One of the deans of conservative commentary, Mike McCarville, said the murdered leader “was chief among the good guys. I enjoyed conversations with him over lunch. He was a steadfast defender of the Constitution and rule of law. He was, genuinely, devoted to the public good. Our world is diminished by his loss.”
David van Risseghem, a pioneer in online journalism, posted updates and comments frequently at his “Sooner Politics” website. He hailed Costello’s “campaigning with style, levity, and friendliness. His radio jingle, his celebrity ‘Deficit’s too damn high’ appearances, Sacred Cow costumes, and other classic statements.”
Former state Rep. Fred Morgan, who now heads The State Chamber, said in a statement sent to CapitolBeatOK and other news organizations:
“Mark was a tireless champion for reforms that make Oklahoma a better place to live, work and run a business.

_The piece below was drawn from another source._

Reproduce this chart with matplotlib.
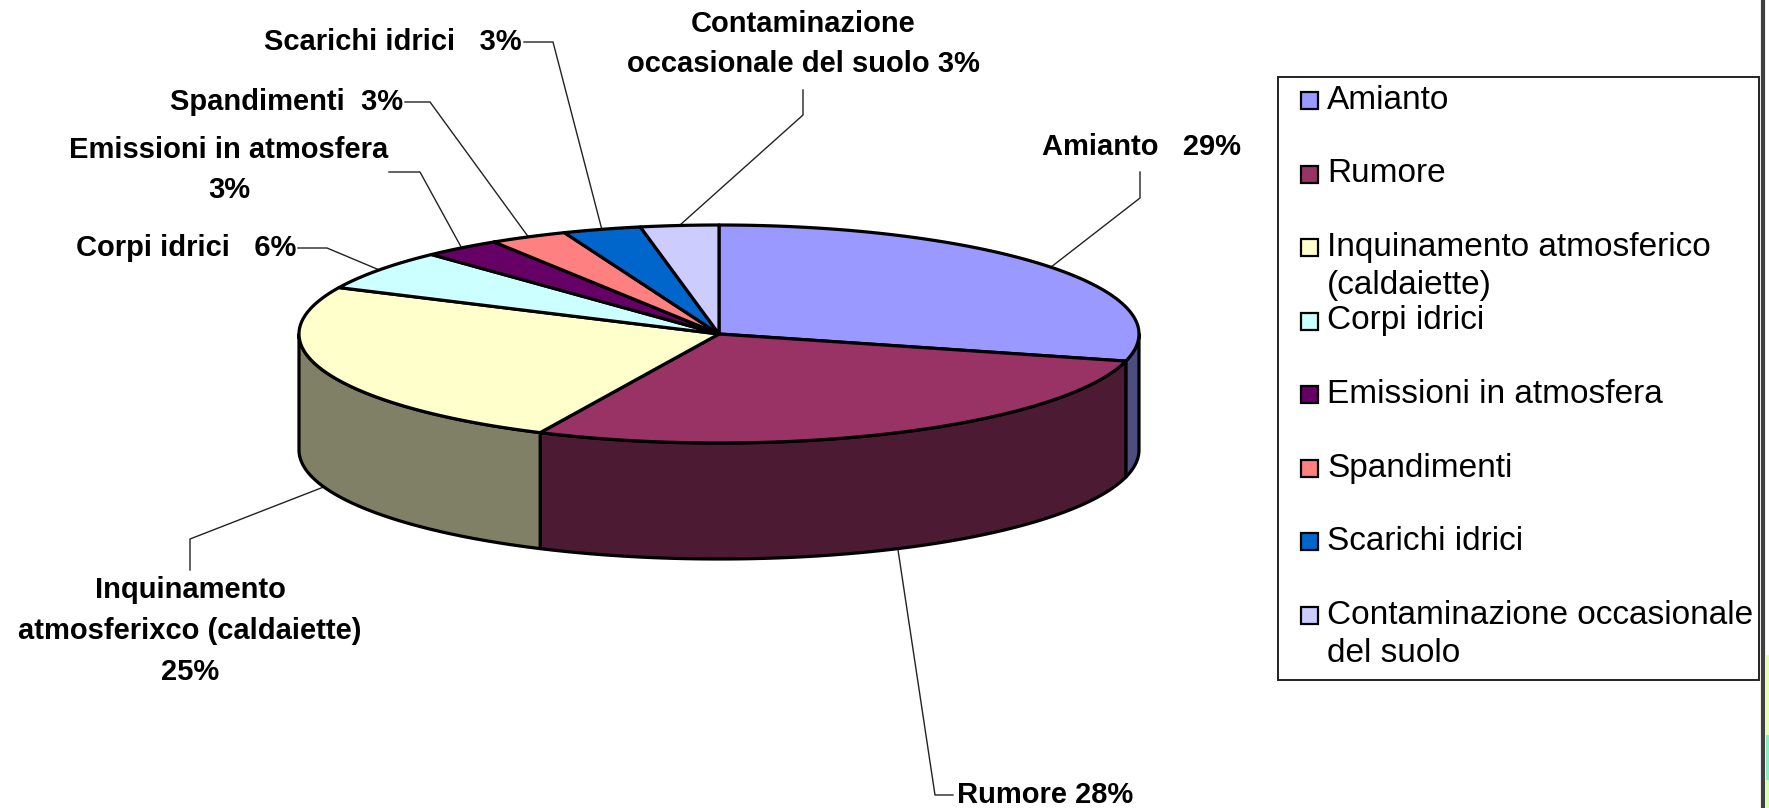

From workers’ compensation reforms to school choice and fighting against government regulations, Mark was always supporting greater freedoms and liberty.”
Costello’s last rites will be held at St. Monica Catholic Church in Edmond.
A Rosary prayer will take place Friday evening at, August 29 6:30 p.m.
The funeral Mass of Christian Burial will take place at 10 a.m. on Saturday, August 30.
Policy analysts at the Oklahoma Council of Public Affairs issued a joint statement, saying Costello “was a longtime friend to the staff, board and members of OCPA. … [W]e remember the life of not just a great public servant but also a great man. “Mark was everywhere. If someone was trying to make their community better, get involved in the political process, or host a group committed to freedom, Mark was there, fully engaged in mind, body, and spirit. This loss will be felt by all Oklahomans in the days, weeks, and years to come.
“We are grateful to have known and been led by Mark Costello and remember him most for his keen sense of and commitment to True North.”